**** Collected data ****
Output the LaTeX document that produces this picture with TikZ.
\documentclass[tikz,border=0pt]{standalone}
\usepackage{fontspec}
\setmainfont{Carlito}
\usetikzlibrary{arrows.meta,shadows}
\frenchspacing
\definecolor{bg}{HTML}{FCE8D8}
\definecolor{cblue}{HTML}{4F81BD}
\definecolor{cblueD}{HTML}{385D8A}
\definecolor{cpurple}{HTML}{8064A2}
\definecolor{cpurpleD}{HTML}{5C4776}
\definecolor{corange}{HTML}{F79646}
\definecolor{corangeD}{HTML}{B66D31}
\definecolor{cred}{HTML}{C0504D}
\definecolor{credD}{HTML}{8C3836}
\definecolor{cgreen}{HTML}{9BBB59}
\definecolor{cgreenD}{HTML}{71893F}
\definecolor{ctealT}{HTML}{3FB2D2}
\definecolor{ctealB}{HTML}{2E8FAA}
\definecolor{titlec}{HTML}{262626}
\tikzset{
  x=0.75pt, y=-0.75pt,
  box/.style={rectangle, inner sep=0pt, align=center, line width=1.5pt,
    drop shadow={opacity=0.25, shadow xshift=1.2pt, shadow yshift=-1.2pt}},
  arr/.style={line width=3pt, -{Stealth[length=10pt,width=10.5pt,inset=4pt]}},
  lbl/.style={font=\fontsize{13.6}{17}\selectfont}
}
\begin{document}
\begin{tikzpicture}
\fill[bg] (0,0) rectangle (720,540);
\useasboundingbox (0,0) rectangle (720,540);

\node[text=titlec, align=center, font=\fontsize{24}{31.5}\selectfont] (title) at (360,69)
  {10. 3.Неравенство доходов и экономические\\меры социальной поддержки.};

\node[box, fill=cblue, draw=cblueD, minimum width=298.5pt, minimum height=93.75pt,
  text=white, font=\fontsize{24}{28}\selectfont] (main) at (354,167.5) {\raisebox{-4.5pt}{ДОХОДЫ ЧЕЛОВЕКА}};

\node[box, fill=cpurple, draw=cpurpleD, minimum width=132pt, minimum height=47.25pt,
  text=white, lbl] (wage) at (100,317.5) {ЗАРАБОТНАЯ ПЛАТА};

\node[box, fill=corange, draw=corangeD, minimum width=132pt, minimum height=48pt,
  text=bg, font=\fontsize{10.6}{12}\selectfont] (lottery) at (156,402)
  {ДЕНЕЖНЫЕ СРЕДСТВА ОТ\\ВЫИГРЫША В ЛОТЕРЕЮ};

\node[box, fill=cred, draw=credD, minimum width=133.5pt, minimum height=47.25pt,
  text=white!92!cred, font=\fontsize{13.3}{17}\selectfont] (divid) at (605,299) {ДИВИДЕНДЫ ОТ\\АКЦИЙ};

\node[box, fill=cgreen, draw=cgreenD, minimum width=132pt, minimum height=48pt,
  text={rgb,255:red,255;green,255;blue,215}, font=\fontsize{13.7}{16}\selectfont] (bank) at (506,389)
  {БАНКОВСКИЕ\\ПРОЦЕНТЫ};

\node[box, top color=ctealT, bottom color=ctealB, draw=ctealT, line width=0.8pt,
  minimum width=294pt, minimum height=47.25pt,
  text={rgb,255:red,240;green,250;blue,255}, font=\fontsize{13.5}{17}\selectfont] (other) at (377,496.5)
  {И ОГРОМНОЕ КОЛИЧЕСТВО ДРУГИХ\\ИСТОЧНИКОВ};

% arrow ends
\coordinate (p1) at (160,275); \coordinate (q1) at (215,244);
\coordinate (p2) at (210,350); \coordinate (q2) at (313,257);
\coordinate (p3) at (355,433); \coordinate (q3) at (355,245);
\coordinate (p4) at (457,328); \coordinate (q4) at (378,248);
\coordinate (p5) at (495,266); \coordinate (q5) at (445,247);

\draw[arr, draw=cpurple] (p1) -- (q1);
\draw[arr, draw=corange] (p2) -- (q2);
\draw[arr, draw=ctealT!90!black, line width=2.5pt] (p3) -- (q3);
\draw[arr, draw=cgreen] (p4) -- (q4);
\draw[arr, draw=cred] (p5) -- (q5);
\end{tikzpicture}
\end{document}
****
■ Exercise ■
Retype all of the data shown above, word for word.

■ Full output ■
Output the LaTeX document that produces this picture with TikZ.
\documentclass[tikz,border=0pt]{standalone}
\usepackage{fontspec}
\setmainfont{Carlito}
\usetikzlibrary{arrows.meta,shadows}
\frenchspacing
\definecolor{bg}{HTML}{FCE8D8}
\definecolor{cblue}{HTML}{4F81BD}
\definecolor{cblueD}{HTML}{385D8A}
\definecolor{cpurple}{HTML}{8064A2}
\definecolor{cpurpleD}{HTML}{5C4776}
\definecolor{corange}{HTML}{F79646}
\definecolor{corangeD}{HTML}{B66D31}
\definecolor{cred}{HTML}{C0504D}
\definecolor{credD}{HTML}{8C3836}
\definecolor{cgreen}{HTML}{9BBB59}
\definecolor{cgreenD}{HTML}{71893F}
\definecolor{ctealT}{HTML}{3FB2D2}
\definecolor{ctealB}{HTML}{2E8FAA}
\definecolor{titlec}{HTML}{262626}
\tikzset{
  x=0.75pt, y=-0.75pt,
  box/.style={rectangle, inner sep=0pt, align=center, line width=1.5pt,
    drop shadow={opacity=0.25, shadow xshift=1.2pt, shadow yshift=-1.2pt}},
  arr/.style={line width=3pt, -{Stealth[length=10pt,width=10.5pt,inset=4pt]}},
  lbl/.style={font=\fontsize{13.6}{17}\selectfont}
}
\begin{document}
\begin{tikzpicture}
\fill[bg] (0,0) rectangle (720,540);
\useasboundingbox (0,0) rectangle (720,540);

\node[text=titlec, align=center, font=\fontsize{24}{31.5}\selectfont] (title) at (360,69)
  {10. 3.Неравенство доходов и экономические\\меры социальной поддержки.};

\node[box, fill=cblue, draw=cblueD, minimum width=298.5pt, minimum height=93.75pt,
  text=white, font=\fontsize{24}{28}\selectfont] (main) at (354,167.5) {\raisebox{-4.5pt}{ДОХОДЫ ЧЕЛОВЕКА}};

\node[box, fill=cpurple, draw=cpurpleD, minimum width=132pt, minimum height=47.25pt,
  text=white, lbl] (wage) at (100,317.5) {ЗАРАБОТНАЯ ПЛАТА};

\node[box, fill=corange, draw=corangeD, minimum width=132pt, minimum height=48pt,
  text=bg, font=\fontsize{10.6}{12}\selectfont] (lottery) at (156,402)
  {ДЕНЕЖНЫЕ СРЕДСТВА ОТ\\ВЫИГРЫША В ЛОТЕРЕЮ};

\node[box, fill=cred, draw=credD, minimum width=133.5pt, minimum height=47.25pt,
  text=white!92!cred, font=\fontsize{13.3}{17}\selectfont] (divid) at (605,299) {ДИВИДЕНДЫ ОТ\\АКЦИЙ};

\node[box, fill=cgreen, draw=cgreenD, minimum width=132pt, minimum height=48pt,
  text={rgb,255:red,255;green,255;blue,215}, font=\fontsize{13.7}{16}\selectfont] (bank) at (506,389)
  {БАНКОВСКИЕ\\ПРОЦЕНТЫ};

\node[box, top color=ctealT, bottom color=ctealB, draw=ctealT, line width=0.8pt,
  minimum width=294pt, minimum height=47.25pt,
  text={rgb,255:red,240;green,250;blue,255}, font=\fontsize{13.5}{17}\selectfont] (other) at (377,496.5)
  {И ОГРОМНОЕ КОЛИЧЕСТВО ДРУГИХ\\ИСТОЧНИКОВ};

% arrow ends
\coordinate (p1) at (160,275); \coordinate (q1) at (215,244);
\coordinate (p2) at (210,350); \coordinate (q2) at (313,257);
\coordinate (p3) at (355,433); \coordinate (q3) at (355,245);
\coordinate (p4) at (457,328); \coordinate (q4) at (378,248);
\coordinate (p5) at (495,266); \coordinate (q5) at (445,247);

\draw[arr, draw=cpurple] (p1) -- (q1);
\draw[arr, draw=corange] (p2) -- (q2);
\draw[arr, draw=ctealT!90!black, line width=2.5pt] (p3) -- (q3);
\draw[arr, draw=cgreen] (p4) -- (q4);
\draw[arr, draw=cred] (p5) -- (q5);
\end{tikzpicture}
\end{document}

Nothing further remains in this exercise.